As OSF looks to the future with their 234 million dollar campus renovation, the largest medical center in downstate Illinois is turning its back on suffering and dying Haitian Hearts patients. Even Haitian patients that have been treated in the past at OSF, and need surgery to stay alive, are being refused further care at OSF with full and partial charges offered for their care.

Why doesn’t OSF’s “respect for life” philosophy include Haitian lives?

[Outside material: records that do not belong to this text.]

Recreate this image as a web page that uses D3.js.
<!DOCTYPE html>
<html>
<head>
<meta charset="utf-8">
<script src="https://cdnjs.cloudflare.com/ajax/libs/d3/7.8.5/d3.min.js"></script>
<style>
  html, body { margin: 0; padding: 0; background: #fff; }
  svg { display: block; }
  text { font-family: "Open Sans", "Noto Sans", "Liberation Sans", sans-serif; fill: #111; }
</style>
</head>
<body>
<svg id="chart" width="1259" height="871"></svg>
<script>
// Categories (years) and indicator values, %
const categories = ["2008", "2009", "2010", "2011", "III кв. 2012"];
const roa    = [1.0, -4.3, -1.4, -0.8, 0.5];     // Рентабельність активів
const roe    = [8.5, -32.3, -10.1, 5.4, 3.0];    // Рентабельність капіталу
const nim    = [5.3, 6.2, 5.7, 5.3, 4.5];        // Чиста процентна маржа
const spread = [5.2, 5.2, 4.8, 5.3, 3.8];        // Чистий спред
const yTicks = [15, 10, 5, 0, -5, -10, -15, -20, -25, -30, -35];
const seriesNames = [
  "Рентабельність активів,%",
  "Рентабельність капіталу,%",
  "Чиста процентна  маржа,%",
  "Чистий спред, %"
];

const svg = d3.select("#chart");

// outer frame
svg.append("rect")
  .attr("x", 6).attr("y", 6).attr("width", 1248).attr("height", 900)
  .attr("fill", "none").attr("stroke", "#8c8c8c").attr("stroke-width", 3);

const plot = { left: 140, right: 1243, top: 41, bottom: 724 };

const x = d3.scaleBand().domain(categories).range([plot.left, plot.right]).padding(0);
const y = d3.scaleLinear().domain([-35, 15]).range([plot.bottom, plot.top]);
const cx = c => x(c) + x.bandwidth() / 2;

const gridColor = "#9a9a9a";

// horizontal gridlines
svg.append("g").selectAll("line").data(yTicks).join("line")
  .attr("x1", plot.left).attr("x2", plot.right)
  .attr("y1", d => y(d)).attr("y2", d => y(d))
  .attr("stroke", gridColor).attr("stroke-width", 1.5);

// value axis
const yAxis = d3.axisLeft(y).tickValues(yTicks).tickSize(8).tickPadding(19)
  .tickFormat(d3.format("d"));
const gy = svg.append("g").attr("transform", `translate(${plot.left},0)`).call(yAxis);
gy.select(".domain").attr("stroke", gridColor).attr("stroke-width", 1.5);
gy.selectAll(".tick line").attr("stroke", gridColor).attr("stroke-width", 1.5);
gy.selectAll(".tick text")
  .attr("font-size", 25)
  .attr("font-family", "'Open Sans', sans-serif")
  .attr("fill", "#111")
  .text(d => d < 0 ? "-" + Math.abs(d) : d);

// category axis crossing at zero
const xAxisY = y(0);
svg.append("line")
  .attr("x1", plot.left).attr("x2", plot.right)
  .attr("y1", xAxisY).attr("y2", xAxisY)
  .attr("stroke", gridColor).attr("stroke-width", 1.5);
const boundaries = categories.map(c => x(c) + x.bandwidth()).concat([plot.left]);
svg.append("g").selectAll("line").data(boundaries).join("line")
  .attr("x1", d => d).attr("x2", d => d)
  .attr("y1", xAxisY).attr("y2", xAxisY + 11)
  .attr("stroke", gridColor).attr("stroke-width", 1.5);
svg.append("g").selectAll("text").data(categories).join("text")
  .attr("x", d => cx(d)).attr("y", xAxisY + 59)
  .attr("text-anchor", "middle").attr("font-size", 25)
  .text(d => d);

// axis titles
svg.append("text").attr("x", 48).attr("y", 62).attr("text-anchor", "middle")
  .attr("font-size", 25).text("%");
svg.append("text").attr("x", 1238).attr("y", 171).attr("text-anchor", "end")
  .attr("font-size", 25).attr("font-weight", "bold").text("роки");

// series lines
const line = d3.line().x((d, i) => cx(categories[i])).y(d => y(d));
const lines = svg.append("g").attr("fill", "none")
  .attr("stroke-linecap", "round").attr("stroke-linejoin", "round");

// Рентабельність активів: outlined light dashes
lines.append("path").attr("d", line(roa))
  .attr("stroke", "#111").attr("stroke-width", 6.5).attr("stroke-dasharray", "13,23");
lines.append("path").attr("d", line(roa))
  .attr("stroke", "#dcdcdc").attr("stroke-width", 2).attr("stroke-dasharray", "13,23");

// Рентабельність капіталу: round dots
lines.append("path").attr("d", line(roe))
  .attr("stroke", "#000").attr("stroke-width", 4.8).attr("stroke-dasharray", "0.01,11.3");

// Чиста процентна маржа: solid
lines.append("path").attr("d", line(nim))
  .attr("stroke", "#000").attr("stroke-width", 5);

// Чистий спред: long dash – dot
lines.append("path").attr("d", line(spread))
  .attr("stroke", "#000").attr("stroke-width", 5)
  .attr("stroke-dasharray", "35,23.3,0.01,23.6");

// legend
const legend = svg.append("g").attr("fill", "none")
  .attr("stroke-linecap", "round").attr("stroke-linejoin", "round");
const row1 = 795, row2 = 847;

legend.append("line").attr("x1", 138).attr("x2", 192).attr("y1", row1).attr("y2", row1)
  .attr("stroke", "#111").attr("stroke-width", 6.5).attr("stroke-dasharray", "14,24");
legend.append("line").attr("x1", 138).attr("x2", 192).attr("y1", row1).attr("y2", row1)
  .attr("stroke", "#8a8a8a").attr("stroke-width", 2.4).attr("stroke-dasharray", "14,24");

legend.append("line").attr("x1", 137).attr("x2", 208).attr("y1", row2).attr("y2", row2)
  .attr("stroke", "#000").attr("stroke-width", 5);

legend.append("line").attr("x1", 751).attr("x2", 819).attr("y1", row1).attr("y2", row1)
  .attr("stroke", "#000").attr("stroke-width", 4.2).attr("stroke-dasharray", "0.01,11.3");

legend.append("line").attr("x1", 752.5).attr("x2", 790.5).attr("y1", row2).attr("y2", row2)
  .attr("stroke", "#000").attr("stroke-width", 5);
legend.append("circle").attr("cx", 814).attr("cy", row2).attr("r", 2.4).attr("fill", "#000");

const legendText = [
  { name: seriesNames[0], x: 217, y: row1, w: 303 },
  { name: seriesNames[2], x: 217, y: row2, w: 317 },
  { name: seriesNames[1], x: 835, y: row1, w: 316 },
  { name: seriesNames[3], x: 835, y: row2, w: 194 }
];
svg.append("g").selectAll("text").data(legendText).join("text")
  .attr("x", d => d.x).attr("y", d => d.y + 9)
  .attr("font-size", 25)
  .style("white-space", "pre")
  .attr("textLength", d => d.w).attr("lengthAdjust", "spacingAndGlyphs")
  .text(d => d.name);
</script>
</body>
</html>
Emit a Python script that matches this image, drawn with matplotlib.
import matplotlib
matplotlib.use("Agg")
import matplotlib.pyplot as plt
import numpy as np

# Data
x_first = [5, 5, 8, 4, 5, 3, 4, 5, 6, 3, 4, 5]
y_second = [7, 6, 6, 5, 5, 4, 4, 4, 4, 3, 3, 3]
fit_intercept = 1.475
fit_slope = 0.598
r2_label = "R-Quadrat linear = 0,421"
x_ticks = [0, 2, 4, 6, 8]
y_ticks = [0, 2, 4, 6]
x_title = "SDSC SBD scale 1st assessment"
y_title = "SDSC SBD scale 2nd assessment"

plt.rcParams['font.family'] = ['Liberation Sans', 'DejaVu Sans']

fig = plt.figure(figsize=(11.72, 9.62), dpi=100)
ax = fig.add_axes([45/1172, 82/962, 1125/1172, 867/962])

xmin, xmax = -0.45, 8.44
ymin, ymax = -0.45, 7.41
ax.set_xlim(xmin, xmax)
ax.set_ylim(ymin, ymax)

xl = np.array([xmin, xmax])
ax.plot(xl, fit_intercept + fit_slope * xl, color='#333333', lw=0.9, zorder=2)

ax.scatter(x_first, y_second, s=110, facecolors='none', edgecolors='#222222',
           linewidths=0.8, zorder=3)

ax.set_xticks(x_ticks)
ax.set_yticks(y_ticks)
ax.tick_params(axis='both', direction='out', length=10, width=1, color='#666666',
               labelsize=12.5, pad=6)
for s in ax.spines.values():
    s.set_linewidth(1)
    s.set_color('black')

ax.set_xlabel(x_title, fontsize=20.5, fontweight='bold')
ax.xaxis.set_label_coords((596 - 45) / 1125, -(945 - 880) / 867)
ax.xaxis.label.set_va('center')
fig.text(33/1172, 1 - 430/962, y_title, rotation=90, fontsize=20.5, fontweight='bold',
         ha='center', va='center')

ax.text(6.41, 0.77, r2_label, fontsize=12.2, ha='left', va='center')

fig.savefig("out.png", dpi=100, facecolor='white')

Sister Judith Ann said the new project “could help people that need it most”. The hypocrisy in the air as the dignitaries’ gold shovels broke ground must have been stifling.



Cudos to Pat
July 13, 2007 - 08:03
Subject:
Monkfellow is living in a dream world. St. Francis and its chain of hospitals is one of the most crooked organizations I have ever been privy regarding. I saw the inside at very high levels. If you look real deep into the background ( go back to Bloomington) of their current leadership you will find deception and crookedness to the extreme. People who give to that organization to perpetuate its modus apparenda have more money than brains.



monkfellow
July 13, 2007 - 06:57
Subject:
Congratulations, again, to the Sisters of the Third Order of St. Francis, and the members of the health care community at OSF St. Francis for all their hard work and care throughout this area.
I hope the Catholic-haters note patient payment for services WILL NOT be used to build this complex(and the weak complaints about "high-paid" staff or health care executives shows the hidden contempt for the good in this institution-since they have so little to offer themselves they revert to anti-Catholic rhetoric which, in another arena, could be considered hate speech).
We are fortunate to have all our health care institutions. Kudos, too,to Methodist for its expansion plans.



Reply to monkfellow
Pat
July 13, 2007 - 07:13
Subject:
The Sisters have very little to do with OSF, it is ran by a corporation. I've never heard anything about high paid staff, the bulk of their employees are eligible for public assistance programs. The real winners in this expansion will be the stock holders, it should bring in a lot more revenue. I can't help but wonder exactly how they plan to hire so many new people when, by their own admission, they can't find enough applicants to staff the exsisting hospital. The era of "Catholic haters" is past. The ones who criticize OSF actually are those who work in the profession, or have inside knowledge of it's management. This expansion should go a long way to keeping the fund raising portion of their operation non-profit. We do have a lot of good dedicated doctors in the area. As long as they are willing to make money for the corporation they will practice at OSF. There isn't much room at OSF for those who put patient well being over bottom line.